ARTICLE 8 – MISCELLANEOUS
The principal office of the Corporation shall be located in Pima County of the State of Arizona. The Corporation may also have offices at such other places as its business and activities may require and as the Executive Committee may, from time to time, designate.
The Corporation may indemnify to the fullest extent permitted by Arizona State law any person who was or is a party to or who is threatened to be made a party to any threatened, pending, or completed action, suit, or proceeding, whether civil, criminal, administrative, or investigative, by reason of the fact that the person is or was a director, officer, employee, or agent of the Corporation against expenses (including attorneys’ fees), judgments, fines, penalties, damages, and any amounts paid in settlement actually or reasonably incurred by him or her in connection with the action, suit, or proceeding. In addition, the Corporation may pay for or reimburse the reasonable expenses of an Officer, employee, or agent of the Corporation who is a party to a proceeding to the extent and under the circumstances permitted by Arizona State law.

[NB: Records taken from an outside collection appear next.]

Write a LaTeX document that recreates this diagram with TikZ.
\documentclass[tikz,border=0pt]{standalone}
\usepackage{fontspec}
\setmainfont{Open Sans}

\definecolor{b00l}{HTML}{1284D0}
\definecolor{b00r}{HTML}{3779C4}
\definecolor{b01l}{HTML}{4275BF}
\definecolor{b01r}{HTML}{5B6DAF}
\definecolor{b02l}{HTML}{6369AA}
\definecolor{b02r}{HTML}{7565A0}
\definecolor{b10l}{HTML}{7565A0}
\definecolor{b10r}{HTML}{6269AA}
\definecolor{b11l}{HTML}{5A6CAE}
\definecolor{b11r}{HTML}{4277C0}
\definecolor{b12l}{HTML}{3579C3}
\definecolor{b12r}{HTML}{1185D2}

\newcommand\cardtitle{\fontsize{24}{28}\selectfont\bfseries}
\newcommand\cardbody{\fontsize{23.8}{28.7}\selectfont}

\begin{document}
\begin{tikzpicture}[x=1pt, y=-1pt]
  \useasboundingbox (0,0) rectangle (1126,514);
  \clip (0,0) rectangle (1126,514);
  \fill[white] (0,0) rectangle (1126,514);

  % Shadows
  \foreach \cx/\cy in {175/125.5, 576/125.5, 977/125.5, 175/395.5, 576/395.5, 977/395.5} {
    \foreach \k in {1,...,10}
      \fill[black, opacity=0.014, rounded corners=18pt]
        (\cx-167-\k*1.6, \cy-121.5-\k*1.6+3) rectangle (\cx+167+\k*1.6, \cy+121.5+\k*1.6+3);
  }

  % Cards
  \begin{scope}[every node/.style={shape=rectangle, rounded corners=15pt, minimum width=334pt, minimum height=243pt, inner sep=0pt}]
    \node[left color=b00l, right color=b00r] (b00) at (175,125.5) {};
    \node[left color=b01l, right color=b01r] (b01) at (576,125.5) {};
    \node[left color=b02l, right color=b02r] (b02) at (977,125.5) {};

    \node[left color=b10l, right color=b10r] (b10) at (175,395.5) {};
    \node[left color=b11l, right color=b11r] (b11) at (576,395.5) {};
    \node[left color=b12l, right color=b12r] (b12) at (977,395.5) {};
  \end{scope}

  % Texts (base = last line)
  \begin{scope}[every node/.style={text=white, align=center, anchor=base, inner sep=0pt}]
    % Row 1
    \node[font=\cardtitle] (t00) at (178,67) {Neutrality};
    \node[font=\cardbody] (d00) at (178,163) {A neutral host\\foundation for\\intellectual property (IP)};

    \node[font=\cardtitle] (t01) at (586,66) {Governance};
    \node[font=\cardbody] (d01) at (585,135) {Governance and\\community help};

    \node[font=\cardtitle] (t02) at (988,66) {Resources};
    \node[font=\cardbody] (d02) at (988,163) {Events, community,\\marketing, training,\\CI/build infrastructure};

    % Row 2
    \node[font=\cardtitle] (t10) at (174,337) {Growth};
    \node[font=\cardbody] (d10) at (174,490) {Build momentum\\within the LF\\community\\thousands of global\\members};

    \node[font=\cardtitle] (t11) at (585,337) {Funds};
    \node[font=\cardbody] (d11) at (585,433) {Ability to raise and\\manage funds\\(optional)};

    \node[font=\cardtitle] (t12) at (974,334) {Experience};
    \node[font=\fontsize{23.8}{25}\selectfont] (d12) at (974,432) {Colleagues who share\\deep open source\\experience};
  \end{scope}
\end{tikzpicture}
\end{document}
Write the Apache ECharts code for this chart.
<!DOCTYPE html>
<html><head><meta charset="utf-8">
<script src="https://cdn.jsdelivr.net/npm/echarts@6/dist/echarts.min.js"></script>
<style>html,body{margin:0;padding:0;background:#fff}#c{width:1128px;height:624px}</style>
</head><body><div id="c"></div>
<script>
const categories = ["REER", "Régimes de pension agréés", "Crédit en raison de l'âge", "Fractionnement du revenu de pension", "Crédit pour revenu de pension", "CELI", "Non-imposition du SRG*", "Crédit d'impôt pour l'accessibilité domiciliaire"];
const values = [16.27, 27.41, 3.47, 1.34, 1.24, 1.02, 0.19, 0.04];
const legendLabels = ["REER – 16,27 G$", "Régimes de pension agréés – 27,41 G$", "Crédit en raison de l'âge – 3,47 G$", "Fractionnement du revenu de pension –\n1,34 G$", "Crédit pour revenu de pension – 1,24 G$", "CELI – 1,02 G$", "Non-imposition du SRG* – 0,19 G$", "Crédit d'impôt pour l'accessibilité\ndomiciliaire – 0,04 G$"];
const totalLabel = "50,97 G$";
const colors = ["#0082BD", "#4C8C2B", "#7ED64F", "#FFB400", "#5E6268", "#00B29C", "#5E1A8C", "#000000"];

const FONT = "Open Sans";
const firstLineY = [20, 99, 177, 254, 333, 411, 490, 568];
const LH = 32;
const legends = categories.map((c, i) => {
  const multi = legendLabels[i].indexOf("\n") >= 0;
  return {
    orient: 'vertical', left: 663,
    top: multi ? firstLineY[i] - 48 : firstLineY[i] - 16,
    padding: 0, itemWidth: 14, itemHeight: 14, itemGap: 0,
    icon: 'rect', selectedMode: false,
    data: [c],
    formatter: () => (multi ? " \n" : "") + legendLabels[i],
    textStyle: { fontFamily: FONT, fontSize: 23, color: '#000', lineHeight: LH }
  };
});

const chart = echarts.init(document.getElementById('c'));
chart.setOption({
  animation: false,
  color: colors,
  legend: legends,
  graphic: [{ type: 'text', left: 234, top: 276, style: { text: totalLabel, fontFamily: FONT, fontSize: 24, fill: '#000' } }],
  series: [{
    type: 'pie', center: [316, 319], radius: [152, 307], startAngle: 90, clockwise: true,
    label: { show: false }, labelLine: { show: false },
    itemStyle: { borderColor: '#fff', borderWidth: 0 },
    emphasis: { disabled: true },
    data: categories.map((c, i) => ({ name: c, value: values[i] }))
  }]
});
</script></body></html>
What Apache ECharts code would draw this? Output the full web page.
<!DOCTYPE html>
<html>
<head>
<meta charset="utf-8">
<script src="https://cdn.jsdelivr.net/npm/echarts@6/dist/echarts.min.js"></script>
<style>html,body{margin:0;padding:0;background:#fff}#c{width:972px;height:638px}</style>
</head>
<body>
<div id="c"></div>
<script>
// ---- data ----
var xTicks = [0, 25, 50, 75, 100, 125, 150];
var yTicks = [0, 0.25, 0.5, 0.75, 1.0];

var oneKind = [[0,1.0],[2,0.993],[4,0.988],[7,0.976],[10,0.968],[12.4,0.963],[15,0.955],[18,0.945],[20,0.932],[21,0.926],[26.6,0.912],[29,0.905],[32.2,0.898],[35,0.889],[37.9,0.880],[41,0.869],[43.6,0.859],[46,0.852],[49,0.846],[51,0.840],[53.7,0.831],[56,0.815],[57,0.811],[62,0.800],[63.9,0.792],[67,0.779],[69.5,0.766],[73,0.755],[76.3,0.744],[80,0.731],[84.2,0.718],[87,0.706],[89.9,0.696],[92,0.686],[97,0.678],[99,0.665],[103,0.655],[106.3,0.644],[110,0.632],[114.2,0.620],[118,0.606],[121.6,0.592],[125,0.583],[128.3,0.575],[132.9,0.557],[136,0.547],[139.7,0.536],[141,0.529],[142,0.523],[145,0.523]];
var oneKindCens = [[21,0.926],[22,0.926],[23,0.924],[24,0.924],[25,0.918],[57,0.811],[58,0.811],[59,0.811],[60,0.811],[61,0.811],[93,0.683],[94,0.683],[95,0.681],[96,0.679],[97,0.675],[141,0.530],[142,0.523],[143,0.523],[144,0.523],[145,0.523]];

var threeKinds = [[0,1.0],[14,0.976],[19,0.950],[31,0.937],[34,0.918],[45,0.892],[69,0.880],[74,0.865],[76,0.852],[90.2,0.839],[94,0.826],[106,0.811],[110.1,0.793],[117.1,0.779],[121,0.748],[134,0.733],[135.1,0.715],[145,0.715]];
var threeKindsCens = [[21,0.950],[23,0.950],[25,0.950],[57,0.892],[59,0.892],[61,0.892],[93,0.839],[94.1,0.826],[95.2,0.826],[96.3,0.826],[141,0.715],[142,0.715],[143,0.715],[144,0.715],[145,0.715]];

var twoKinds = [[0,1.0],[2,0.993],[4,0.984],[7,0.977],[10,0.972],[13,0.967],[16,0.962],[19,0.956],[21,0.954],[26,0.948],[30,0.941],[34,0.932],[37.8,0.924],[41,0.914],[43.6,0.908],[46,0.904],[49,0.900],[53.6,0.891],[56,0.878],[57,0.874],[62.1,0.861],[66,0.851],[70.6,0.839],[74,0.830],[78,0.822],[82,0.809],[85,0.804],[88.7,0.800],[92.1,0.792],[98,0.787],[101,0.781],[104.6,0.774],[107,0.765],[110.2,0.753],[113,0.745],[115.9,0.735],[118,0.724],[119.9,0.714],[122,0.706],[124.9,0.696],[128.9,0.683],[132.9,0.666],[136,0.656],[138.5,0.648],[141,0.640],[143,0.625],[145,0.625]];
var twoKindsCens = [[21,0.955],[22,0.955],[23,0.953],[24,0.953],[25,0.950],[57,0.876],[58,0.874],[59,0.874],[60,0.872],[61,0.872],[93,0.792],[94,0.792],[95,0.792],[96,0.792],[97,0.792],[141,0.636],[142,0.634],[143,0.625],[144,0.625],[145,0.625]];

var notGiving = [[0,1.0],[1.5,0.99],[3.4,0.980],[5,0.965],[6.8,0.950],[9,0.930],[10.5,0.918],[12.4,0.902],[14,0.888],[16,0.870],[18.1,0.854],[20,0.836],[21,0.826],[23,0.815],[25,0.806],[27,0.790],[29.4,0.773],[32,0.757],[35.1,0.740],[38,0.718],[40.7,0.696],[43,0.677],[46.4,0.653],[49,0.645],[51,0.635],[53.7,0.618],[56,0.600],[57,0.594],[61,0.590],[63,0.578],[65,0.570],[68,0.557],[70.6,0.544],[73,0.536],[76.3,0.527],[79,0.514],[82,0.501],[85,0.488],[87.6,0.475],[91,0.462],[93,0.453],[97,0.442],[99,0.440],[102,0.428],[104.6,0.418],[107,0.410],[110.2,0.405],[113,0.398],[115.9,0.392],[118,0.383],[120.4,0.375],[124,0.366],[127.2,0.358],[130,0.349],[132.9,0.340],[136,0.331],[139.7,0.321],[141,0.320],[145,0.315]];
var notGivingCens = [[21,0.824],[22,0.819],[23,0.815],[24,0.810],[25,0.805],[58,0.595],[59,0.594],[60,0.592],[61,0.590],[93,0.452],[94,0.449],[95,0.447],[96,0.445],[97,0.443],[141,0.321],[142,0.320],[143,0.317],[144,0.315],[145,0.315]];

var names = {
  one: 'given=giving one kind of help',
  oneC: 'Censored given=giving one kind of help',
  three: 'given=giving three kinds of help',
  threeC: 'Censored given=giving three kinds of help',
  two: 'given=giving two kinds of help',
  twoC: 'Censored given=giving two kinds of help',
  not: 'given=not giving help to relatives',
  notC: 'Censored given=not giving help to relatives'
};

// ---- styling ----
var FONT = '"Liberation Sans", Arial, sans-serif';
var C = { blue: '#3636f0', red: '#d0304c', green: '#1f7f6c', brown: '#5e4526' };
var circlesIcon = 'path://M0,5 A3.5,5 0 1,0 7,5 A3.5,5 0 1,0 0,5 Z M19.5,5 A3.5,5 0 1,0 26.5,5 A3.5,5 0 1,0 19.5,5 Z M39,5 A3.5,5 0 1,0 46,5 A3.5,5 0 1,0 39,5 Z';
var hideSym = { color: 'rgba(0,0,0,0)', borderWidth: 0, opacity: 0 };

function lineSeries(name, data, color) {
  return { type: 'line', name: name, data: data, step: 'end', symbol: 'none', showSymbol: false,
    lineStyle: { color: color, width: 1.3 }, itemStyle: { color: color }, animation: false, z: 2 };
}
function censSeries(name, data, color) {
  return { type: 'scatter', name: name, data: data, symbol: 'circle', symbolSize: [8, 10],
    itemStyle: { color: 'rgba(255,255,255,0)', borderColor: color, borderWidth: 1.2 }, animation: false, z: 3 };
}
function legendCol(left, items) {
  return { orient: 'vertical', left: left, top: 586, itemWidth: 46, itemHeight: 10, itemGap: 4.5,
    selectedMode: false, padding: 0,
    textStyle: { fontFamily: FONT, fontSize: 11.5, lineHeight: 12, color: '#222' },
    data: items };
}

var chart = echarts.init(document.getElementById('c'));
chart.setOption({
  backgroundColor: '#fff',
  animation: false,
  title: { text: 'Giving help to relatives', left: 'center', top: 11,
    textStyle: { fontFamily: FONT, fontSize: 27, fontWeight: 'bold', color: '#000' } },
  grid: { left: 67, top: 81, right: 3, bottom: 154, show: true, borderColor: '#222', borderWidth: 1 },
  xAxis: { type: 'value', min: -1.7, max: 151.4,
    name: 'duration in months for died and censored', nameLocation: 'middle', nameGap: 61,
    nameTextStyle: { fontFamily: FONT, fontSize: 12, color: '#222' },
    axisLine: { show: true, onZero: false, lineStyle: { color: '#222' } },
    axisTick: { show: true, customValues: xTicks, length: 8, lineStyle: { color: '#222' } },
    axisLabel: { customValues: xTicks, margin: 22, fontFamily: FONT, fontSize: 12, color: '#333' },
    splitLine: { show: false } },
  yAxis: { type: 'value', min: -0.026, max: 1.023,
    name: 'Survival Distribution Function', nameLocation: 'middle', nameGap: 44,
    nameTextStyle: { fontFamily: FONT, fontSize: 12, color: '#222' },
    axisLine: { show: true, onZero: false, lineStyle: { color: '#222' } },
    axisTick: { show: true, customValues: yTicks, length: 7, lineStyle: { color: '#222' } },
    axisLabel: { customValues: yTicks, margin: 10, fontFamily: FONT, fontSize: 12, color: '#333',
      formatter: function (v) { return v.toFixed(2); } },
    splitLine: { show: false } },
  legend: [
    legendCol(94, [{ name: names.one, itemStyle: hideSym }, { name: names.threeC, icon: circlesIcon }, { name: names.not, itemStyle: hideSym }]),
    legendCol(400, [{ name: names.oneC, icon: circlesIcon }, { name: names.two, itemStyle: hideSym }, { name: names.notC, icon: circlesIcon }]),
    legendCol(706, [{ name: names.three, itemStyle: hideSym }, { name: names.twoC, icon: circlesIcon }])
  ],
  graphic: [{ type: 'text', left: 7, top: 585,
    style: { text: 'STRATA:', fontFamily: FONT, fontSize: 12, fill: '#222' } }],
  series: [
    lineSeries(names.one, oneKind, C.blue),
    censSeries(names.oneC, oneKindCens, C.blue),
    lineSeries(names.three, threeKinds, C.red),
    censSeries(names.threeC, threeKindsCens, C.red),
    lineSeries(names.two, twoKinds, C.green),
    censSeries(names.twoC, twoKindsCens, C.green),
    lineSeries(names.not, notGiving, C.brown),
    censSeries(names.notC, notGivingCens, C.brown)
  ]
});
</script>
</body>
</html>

These By-laws may be amended by a majority vote of the Officers at any meeting of the Executive Committee provided all Officers have been notified of this purpose, and that as amended the By-laws shall not contain any provision that permits the Corporation to carry on activities not permitted by a corporation exempt from federal income tax under Section 501(c)(3) of the Internal Revenue Code or the corresponding provision of any future federal tax code, or by a corporation incorporated under the Arizona Nonprofit Corporation Act.
The Corporation may voluntarily dissolve and cease to operate upon the affirmative majority vote of the Officers at any meeting of the Executive Committee, provided all Officers have been notified of this purpose. Upon the dissolution of this organization, assets shall be distributed for one or more exempt purposes within the meaning of Section 501(c)(3) of the Internal Revenue Code, or corresponding section of any future federal tax code, or shall be distributed to the federal government, or to a state or local government, for a public purpose.